Sukses

Ketua DPRD DKI Akui Pernah Jadi Anak Buah Bos Agung Sedayu

Meski begitu, Ketua DPRD DKI Prasetyo Edi menepis bahwa dalam pertemuan itu ada permintaan fee terkait pembahasan raperda.

Liputan6.com, Jakarta - Komisi Pemberantasan Korupsi (KPK) tengah mendalami kasus dugaan suap dalam pembahasan dua raperda reklamasi pantai utara Jakarta. Komisi anti rasuah itupun memeriksa Ketua DPRD DKI Prasetyo Edi Marsudi sebagai saksi. Dia harus memberikan keterangan untuk tersangka, Presiden Direktur PT Agung Podomoro Land (APL) Ariesman Widjaja.

Diperiksa kurang lebih 10 jam, Politikus PDIP itu mengakui bahwa dia memang bertemu dengan bos PT Agung Sedayu Group, Sugianto Kusuma atau Aguan.

"Sebetulnya itu silaturahim, kan enggak masalah," ujar Prasetyo usai diperiksa di gedung KPK Jakarta, Selasa 3 Mei 2016.

Prasetyo tak membantah kesaksian Wakil Ketua DPRD DKI M Taufik yang mengatakan, dia adalah bekas anak buah Aguan.

"Saya kan bekas salah satu karyawan beliau (Aguan)," ungkap Prasetyo.


Meski demikian, dia menepis bahwa dalam pertemuan itu ada permintaan fee terkait pembahasan raperda reklamasi.

"Enggak ada," tutur Prasetyo seraya masuk ke dalam Toyota Innova putihnya.

Di kantor DPD DKI Gerindra pada 26 April 2016, Taufik membenarkan ikut dalam pertemuan tersebut. Dia mengatakan, pertemuan itu diinisiasi oleh Ketua DPRD DKI Edi Prasetyo Marsudi.
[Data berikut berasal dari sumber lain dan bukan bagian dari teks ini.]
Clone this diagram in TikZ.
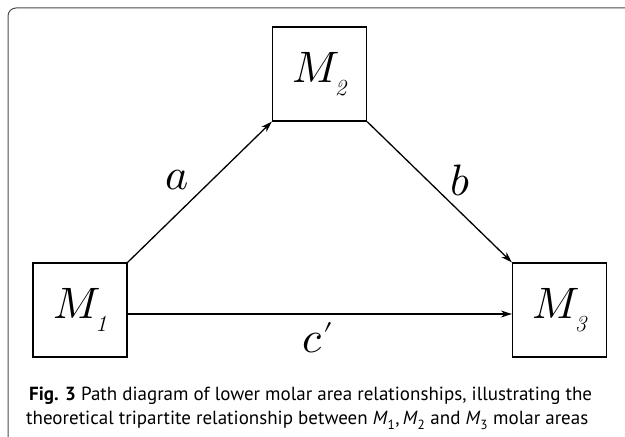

Bahkan Politikus Gerindra itu menyebut, Prasetio merupakan bekas karyawan Aguan.

KPK menetapkan 3 orang sebagai tersangka kasus dugaan suap pembahasan Raperda Zonasi Wilayah Pesisir dan Pulau-Pulau Kecil (RWZP3K) Provinsi Jakarta dan Raperda tentang Rencana Tata Ruang (RTR) Kawasan Strategis Pantai Utara Jakarta.

Mereka adalah Ketua Komisi D DPRD DKI Jakarta Mohamad Sanusi, Presiden Direktur PT Agung Podomoro Land (APL) Ariesman Widjaja, dan Personal Assistant PT APL Trinanda Prihantoro.

Sanusi diduga menerima suap sebesar Rp 2 miliar‎ dari PT APL terkait pembahasan Raperda RWZP3K dan Raperda RTR Kawasan Pesisir Pantai Utara Jakarta oleh DPRD DKI. Di mana kedua raperda itu sudah 3 kali ditunda pembahasannya di tingkat paripurna.

Adapun selaku penerima, Sanusi dijerat dengan Pasal 12 huruf a atau Pasal 12 huruf b atau Pasal 11 Undang-Undang Nomor 31 tahun 1999 sebagaimana diubah dengan UU Nomor 20 tahun 2001 tentang Pemberantasan Tindak Pidana Korupsi (UU Tipikor) juncto Pasal 64 Ayat (1) KUHP.

‎Sedangkan Ariesman dan Trinanda sebagai pemberi dikenakan Pasal 5 Ayat (1) huruf a atau Pasal 5 Ayat (1) huruf b atau Pasal 13 UU Tipikor, jo Pasal 55 Ayat (1) ke-1 KUHP jo Pasal 64 Ayat (1) KUHP.